The week before, Rabbi Abraham Gopin, 63, was exercising in a Crown Heights park in Brooklyn when someone punched him and tossed a paving stone at him, causing head wounds, bruises, broken teeth and a broken nose, The New York Jewish Week reported.
Two days later, a Jewish delivery truck driver was cut in the face when someone threw a rock through the driver’s side window of the truck as it sat at the corner of Brooklyn Avenue and Prospect Place.
These were among the latest in an eruption of assaults against identifiably Jewish men in Brooklyn, prompting political pressure for Mayor Bill de Blasio to open the new office.
Bias crimes have skyrocketed 41 percent compared with the same time last year, and the sharpest increase has been in anti-Semitic incidents, which have risen 63 percent to 152 incidents through Sept. 1, compared to 93 this time last year, according to the Times.
What happened in this instance is in one sense unique in the rise of anti-Semitic crimes and harassment along with general crimes. We already have mass shootings in synagogues and Jewish community centers, along with churches, schools and shopping centers, and there are offensive anti-Jewish jabs from left-wingers, particularly the two Muslim women in Congress, Reps. Rashida Tlaib of Detroit and Ilhan Omar of Minneapolis.
But attacks on individual Jews have been mostly confined to Orthodox neighborhoods in Brooklyn as well as Rockland County north of the city and Lakewood, N.J. They wear yarmulkes and are often dressed in Orthodox-style garb.
Maybe the mayor felt that creation of the new department duplicates the work of existing agencies as it is budgeted for $1.7 million for the 2020 fiscal year, and then it will drop to $710,000 in subsequent years. De Blasio neither signed nor vetoed the legislation, which became law after 30 days.
Clearly, action must be taken to stem bias crimes, and I cannot say with certainty whether this new department will improve the situation or add another bureaucratic layer wherein existing agencies can implement changes on their own which will have the same impact.
Lauter’s appointment begged questions after the Times and Jewish Week reported on some of her plans. For example, she pointed to her efforts to press for bias crime response training for police officers after she was targeted by white supremacist groups. While living in Atlanta, she reached into her mailbox and pulled out a “disgusting mixture” of pork and shellfish products.

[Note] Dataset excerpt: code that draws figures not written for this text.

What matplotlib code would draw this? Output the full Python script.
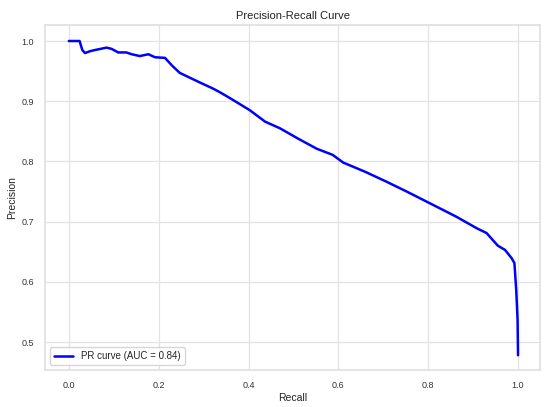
import matplotlib
matplotlib.use("Agg")
import matplotlib.pyplot as plt
import seaborn as sns

# --- Data (recall, precision) ---
recall = [0.0, 0.024, 0.030, 0.036, 0.047, 0.058, 0.084, 0.095, 0.110, 0.128,
          0.140, 0.158, 0.177, 0.192, 0.214, 0.230, 0.247, 0.292, 0.321, 0.336,
          0.359, 0.403, 0.437, 0.470, 0.510, 0.552, 0.587, 0.611, 0.659, 0.708,
          0.752, 0.797, 0.834, 0.863, 0.908, 0.930, 0.955, 0.971, 0.986, 0.992,
          0.996, 0.999, 1.0]
precision = [1.0, 1.0, 0.985, 0.980, 0.983, 0.985, 0.989, 0.987, 0.981, 0.981,
             0.978, 0.975, 0.978, 0.973, 0.972, 0.959, 0.947, 0.931, 0.921, 0.915,
             0.905, 0.885, 0.866, 0.855, 0.838, 0.821, 0.811, 0.798, 0.783, 0.766,
             0.750, 0.733, 0.719, 0.708, 0.689, 0.681, 0.660, 0.653, 0.639, 0.631,
             0.586, 0.537, 0.478]
auc_value = 0.84

sns.set_theme(style="whitegrid")
plt.rcParams['font.family'] = ['Liberation Sans', 'DejaVu Sans']

fig = plt.figure(figsize=(5.45, 4.07), dpi=100)
ax = fig.add_axes([0.0826, 0.0909, 0.9083, 0.8477])

ax.plot(recall, precision, color='blue', lw=1.8,
        label=f'PR curve (AUC = {auc_value:.2f})')

ax.set_xlim(-0.053, 1.049)
ax.set_ylim(0.4535, 1.0266)
ax.set_xticks([0.0, 0.2, 0.4, 0.6, 0.8, 1.0])
ax.set_yticks([0.5, 0.6, 0.7, 0.8, 0.9, 1.0])
ax.grid(color='#e3e3e3', lw=0.9)

ax.tick_params(labelsize=6.5, colors='#333333', pad=2)
ax.set_xlabel('Recall', fontsize=7.5, color='#222222', labelpad=2)
ax.set_ylabel('Precision', fontsize=7.5, color='#222222', labelpad=3)
ax.set_title('Precision-Recall Curve', fontsize=8, color='#222222', pad=4)
ax.legend(loc='lower left', fontsize=7, frameon=True)

for s in ax.spines.values():
    s.set_color('#e0e0e0')

fig.savefig('out.png', dpi=100)
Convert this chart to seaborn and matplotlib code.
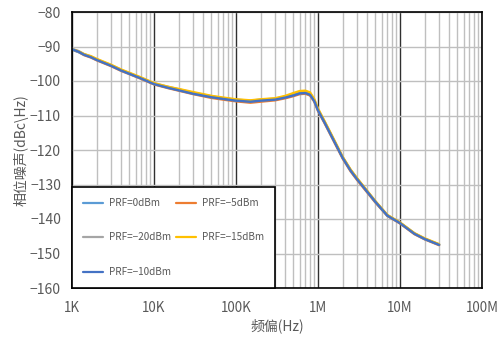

“I knew the significance of that immediately, and it was frightening,” she told The Times.
She said she called the local police and found that the officers she spoke with seemed “wholly unprepared.”
The first question: Why were the officers “unprepared” in the first place? Rape victims raise the same argument when they fear reporting sexual assault to police. Do “New York’s Finest” even have that problem? If the NYPD does, can’t this be rectified with an order by the mayor and/or City Council? Obviously, this problem can be shared with many other police departments nationwide.
For that matter, there are also advocacy groups with long experience in counseling elected officials, police departments and other government agencies.
Similar questions can be posed for the other aforementioned proposals, but that does not mean that creating the Office for the Prevention of Hate Crimes is a bad idea. Duplicative or not, maybe this department will help reduce the number of bias crimes. So we hope.